> _Provided records_:

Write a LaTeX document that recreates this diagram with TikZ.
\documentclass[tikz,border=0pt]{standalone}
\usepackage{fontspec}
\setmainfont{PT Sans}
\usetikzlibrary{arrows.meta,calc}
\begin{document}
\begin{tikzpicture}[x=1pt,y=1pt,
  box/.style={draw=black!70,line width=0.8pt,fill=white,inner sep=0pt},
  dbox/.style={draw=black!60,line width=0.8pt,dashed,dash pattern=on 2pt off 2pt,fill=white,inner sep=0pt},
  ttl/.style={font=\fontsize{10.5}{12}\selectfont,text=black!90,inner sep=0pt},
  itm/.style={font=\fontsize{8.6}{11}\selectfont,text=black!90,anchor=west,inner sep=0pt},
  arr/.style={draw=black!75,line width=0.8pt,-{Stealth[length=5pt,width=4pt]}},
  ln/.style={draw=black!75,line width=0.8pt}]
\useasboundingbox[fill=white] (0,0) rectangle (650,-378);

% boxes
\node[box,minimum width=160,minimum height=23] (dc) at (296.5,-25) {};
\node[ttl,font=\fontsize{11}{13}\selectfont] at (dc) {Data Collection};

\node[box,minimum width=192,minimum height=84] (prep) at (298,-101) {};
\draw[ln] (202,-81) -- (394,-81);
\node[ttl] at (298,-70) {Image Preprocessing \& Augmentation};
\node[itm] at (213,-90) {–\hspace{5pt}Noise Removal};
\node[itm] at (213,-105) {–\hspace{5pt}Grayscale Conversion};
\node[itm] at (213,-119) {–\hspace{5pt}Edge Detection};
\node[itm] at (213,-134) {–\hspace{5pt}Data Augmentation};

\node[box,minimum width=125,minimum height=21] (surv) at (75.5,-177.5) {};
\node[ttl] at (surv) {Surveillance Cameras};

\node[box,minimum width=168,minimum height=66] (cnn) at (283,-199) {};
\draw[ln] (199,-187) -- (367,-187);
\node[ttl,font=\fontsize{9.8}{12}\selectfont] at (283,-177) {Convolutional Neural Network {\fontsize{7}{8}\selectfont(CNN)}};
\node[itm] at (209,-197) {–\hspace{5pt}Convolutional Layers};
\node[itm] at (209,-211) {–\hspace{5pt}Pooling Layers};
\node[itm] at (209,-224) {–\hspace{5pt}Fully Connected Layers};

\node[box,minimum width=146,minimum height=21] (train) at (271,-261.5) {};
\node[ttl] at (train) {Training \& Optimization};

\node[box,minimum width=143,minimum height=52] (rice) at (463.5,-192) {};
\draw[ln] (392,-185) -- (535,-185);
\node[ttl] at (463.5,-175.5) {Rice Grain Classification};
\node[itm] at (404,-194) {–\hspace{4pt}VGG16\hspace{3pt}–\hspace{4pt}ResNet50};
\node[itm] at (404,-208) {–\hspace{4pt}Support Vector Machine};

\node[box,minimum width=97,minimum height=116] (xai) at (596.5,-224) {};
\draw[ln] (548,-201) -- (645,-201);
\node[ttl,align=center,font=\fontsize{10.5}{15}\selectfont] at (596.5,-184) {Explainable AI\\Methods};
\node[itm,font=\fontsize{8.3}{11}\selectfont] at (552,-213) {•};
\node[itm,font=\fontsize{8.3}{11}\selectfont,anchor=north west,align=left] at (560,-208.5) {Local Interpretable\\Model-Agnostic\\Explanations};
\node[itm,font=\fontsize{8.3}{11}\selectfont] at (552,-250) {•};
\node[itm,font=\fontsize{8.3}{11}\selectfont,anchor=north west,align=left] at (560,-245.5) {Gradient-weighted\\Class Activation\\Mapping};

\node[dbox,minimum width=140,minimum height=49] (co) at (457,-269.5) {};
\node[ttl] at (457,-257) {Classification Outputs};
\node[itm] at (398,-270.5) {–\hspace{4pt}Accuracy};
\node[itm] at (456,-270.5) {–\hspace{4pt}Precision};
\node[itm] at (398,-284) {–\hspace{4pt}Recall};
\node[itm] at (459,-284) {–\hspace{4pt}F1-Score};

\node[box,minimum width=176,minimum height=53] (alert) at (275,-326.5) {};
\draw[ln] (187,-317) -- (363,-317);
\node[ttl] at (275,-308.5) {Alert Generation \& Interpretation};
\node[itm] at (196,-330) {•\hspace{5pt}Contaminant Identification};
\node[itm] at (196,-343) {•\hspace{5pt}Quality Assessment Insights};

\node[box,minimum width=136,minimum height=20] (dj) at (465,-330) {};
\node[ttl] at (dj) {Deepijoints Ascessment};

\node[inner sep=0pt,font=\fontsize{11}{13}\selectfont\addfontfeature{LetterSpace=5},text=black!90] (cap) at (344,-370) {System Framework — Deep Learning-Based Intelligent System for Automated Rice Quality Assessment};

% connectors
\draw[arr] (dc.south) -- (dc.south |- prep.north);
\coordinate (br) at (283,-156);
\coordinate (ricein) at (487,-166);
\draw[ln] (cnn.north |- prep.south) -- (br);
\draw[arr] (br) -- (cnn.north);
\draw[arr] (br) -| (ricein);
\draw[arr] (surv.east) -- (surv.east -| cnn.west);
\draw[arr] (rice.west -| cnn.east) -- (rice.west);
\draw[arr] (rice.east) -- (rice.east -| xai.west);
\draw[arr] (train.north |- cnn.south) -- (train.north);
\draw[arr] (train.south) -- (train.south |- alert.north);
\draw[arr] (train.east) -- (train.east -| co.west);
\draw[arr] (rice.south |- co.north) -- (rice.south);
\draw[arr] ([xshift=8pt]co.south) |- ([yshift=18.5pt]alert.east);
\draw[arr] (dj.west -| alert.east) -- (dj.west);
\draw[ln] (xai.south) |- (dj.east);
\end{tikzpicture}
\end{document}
---
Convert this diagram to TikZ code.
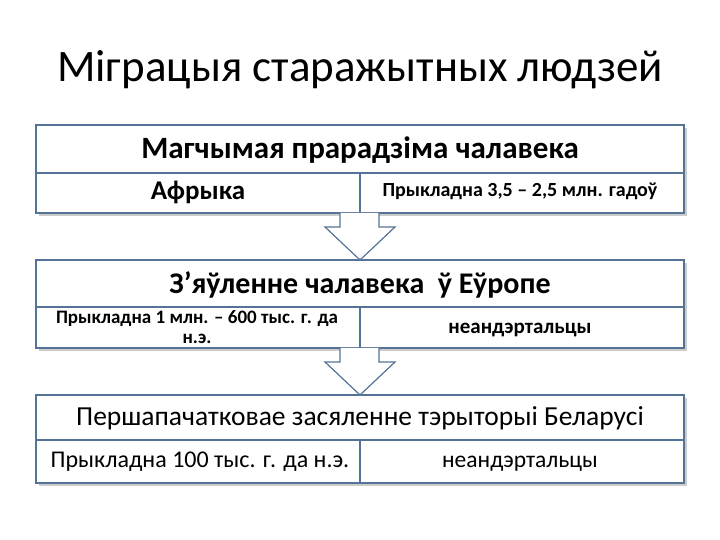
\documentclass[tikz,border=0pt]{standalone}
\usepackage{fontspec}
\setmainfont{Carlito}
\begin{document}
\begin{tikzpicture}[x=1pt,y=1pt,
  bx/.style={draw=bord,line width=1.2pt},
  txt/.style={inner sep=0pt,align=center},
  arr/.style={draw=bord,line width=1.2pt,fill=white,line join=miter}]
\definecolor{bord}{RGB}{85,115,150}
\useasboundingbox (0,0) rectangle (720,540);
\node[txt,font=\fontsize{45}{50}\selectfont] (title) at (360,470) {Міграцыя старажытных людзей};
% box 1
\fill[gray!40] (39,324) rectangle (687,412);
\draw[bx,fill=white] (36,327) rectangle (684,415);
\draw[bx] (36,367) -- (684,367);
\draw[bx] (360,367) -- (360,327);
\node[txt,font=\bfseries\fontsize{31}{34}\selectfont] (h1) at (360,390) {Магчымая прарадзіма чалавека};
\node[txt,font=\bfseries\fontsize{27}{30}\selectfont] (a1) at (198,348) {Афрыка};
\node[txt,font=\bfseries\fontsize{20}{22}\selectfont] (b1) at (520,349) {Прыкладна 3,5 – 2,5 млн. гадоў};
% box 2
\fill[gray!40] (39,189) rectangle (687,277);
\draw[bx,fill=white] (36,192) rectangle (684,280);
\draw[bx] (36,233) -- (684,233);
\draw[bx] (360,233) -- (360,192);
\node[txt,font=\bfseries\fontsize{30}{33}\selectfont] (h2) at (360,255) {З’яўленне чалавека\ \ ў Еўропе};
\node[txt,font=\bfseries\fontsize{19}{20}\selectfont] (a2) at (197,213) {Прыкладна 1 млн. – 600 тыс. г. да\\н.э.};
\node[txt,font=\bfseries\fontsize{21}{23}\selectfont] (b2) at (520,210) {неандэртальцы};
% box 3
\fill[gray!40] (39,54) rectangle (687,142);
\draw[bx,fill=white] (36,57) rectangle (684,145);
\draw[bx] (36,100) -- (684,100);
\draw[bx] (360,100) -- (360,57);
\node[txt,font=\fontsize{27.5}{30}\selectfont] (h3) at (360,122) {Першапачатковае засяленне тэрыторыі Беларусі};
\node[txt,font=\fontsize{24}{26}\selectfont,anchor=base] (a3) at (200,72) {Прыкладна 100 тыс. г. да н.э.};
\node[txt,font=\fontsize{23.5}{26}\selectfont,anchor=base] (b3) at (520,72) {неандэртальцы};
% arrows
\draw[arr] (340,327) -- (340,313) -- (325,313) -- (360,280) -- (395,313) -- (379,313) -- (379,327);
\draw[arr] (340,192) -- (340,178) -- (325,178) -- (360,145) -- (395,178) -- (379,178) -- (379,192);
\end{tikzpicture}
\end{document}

> _What to produce_:
Which lines contain the word "diagram"? Copy each one.

> _Solution to the problem_:
Write a LaTeX document that recreates this diagram with TikZ.
Convert this diagram to TikZ code.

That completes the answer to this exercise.